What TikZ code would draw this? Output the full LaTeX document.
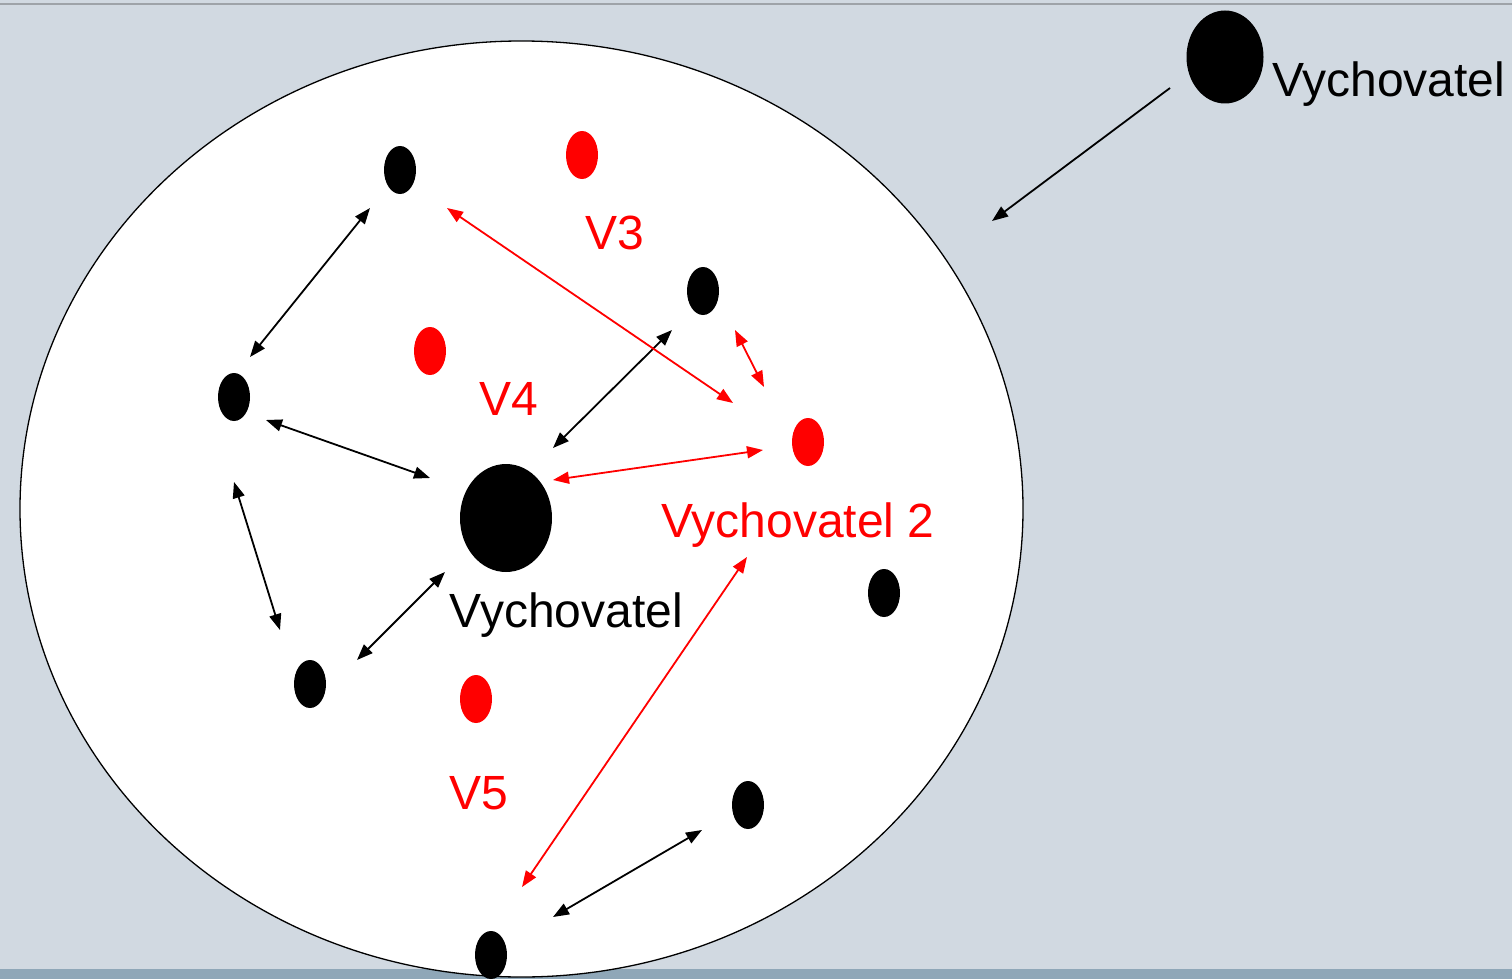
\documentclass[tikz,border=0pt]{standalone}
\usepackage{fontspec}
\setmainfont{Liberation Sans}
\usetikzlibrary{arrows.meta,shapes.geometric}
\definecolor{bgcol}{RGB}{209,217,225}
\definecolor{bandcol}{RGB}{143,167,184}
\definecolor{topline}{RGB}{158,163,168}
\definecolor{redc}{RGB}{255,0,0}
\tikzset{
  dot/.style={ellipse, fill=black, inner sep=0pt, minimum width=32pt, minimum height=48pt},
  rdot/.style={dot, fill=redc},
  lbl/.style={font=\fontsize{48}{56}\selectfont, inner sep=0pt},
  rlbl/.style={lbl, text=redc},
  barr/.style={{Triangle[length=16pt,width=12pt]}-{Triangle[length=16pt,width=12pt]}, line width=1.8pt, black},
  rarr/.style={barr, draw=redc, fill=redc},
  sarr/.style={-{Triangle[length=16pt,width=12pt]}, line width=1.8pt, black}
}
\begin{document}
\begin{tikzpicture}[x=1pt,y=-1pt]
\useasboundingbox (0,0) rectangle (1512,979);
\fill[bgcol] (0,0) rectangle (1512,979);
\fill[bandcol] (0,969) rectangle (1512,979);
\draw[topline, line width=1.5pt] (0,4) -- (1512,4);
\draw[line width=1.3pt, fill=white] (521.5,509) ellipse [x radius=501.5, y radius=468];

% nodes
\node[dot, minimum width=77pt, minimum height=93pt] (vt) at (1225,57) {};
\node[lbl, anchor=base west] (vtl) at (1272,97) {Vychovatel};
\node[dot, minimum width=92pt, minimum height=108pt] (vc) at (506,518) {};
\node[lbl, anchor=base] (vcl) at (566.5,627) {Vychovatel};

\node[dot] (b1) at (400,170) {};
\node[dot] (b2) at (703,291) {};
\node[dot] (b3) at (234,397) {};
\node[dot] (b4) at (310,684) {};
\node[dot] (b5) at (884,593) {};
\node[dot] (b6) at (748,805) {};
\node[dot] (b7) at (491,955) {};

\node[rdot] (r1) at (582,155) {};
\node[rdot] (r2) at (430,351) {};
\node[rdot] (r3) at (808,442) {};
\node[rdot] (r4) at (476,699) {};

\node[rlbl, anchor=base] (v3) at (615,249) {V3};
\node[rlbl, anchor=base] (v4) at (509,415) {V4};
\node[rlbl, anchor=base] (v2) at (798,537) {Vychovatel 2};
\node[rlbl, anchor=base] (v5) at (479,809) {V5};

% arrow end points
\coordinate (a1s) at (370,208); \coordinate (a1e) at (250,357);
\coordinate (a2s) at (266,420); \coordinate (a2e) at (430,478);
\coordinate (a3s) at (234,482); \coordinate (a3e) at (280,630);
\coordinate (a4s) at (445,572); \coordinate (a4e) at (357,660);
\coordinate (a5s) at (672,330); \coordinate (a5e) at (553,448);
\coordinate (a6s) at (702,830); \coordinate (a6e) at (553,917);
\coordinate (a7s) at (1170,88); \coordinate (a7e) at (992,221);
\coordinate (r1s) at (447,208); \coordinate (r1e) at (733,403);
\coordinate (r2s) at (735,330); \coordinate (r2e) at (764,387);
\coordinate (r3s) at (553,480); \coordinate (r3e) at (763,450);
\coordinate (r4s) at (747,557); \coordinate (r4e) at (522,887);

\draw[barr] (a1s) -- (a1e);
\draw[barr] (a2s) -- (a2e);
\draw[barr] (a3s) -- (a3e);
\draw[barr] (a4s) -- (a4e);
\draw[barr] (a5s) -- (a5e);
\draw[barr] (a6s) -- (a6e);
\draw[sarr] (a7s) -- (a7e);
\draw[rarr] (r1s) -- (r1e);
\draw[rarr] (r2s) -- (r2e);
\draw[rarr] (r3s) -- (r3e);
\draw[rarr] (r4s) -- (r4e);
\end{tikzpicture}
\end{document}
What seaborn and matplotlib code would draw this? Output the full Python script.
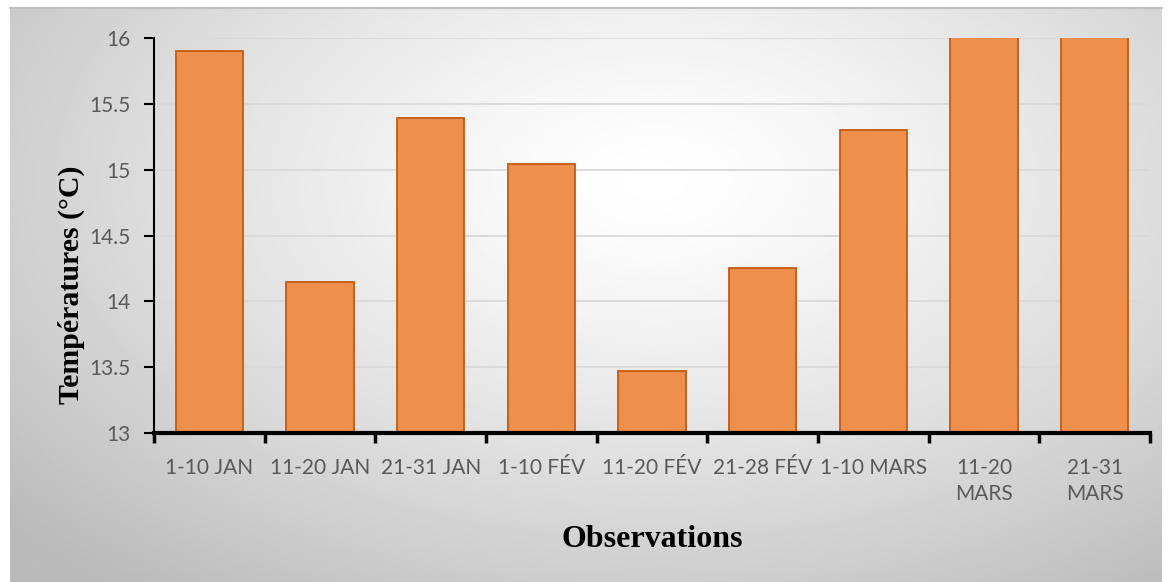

#### [Problem to solve]
Copy the records exactly as they appear, excluding images.

#### [Response below]
What TikZ code would draw this? Output the full LaTeX document.
\documentclass[tikz,border=0pt]{standalone}
\usepackage{fontspec}
\setmainfont{Liberation Sans}
\usetikzlibrary{arrows.meta,shapes.geometric}
\definecolor{bgcol}{RGB}{209,217,225}
\definecolor{bandcol}{RGB}{143,167,184}
\definecolor{topline}{RGB}{158,163,168}
\definecolor{redc}{RGB}{255,0,0}
\tikzset{
  dot/.style={ellipse, fill=black, inner sep=0pt, minimum width=32pt, minimum height=48pt},
  rdot/.style={dot, fill=redc},
  lbl/.style={font=\fontsize{48}{56}\selectfont, inner sep=0pt},
  rlbl/.style={lbl, text=redc},
  barr/.style={{Triangle[length=16pt,width=12pt]}-{Triangle[length=16pt,width=12pt]}, line width=1.8pt, black},
  rarr/.style={barr, draw=redc, fill=redc},
  sarr/.style={-{Triangle[length=16pt,width=12pt]}, line width=1.8pt, black}
}
\begin{document}
\begin{tikzpicture}[x=1pt,y=-1pt]
\useasboundingbox (0,0) rectangle (1512,979);
\fill[bgcol] (0,0) rectangle (1512,979);
\fill[bandcol] (0,969) rectangle (1512,979);
\draw[topline, line width=1.5pt] (0,4) -- (1512,4);
\draw[line width=1.3pt, fill=white] (521.5,509) ellipse [x radius=501.5, y radius=468];

% nodes
\node[dot, minimum width=77pt, minimum height=93pt] (vt) at (1225,57) {};
\node[lbl, anchor=base west] (vtl) at (1272,97) {Vychovatel};
\node[dot, minimum width=92pt, minimum height=108pt] (vc) at (506,518) {};
\node[lbl, anchor=base] (vcl) at (566.5,627) {Vychovatel};

\node[dot] (b1) at (400,170) {};
\node[dot] (b2) at (703,291) {};
\node[dot] (b3) at (234,397) {};
\node[dot] (b4) at (310,684) {};
\node[dot] (b5) at (884,593) {};
\node[dot] (b6) at (748,805) {};
\node[dot] (b7) at (491,955) {};

\node[rdot] (r1) at (582,155) {};
\node[rdot] (r2) at (430,351) {};
\node[rdot] (r3) at (808,442) {};
\node[rdot] (r4) at (476,699) {};

\node[rlbl, anchor=base] (v3) at (615,249) {V3};
\node[rlbl, anchor=base] (v4) at (509,415) {V4};
\node[rlbl, anchor=base] (v2) at (798,537) {Vychovatel 2};
\node[rlbl, anchor=base] (v5) at (479,809) {V5};

% arrow end points
\coordinate (a1s) at (370,208); \coordinate (a1e) at (250,357);
\coordinate (a2s) at (266,420); \coordinate (a2e) at (430,478);
\coordinate (a3s) at (234,482); \coordinate (a3e) at (280,630);
\coordinate (a4s) at (445,572); \coordinate (a4e) at (357,660);
\coordinate (a5s) at (672,330); \coordinate (a5e) at (553,448);
\coordinate (a6s) at (702,830); \coordinate (a6e) at (553,917);
\coordinate (a7s) at (1170,88); \coordinate (a7e) at (992,221);
\coordinate (r1s) at (447,208); \coordinate (r1e) at (733,403);
\coordinate (r2s) at (735,330); \coordinate (r2e) at (764,387);
\coordinate (r3s) at (553,480); \coordinate (r3e) at (763,450);
\coordinate (r4s) at (747,557); \coordinate (r4e) at (522,887);

\draw[barr] (a1s) -- (a1e);
\draw[barr] (a2s) -- (a2e);
\draw[barr] (a3s) -- (a3e);
\draw[barr] (a4s) -- (a4e);
\draw[barr] (a5s) -- (a5e);
\draw[barr] (a6s) -- (a6e);
\draw[sarr] (a7s) -- (a7e);
\draw[rarr] (r1s) -- (r1e);
\draw[rarr] (r2s) -- (r2e);
\draw[rarr] (r3s) -- (r3e);
\draw[rarr] (r4s) -- (r4e);
\end{tikzpicture}
\end{document}
What seaborn and matplotlib code would draw this? Output the full Python script.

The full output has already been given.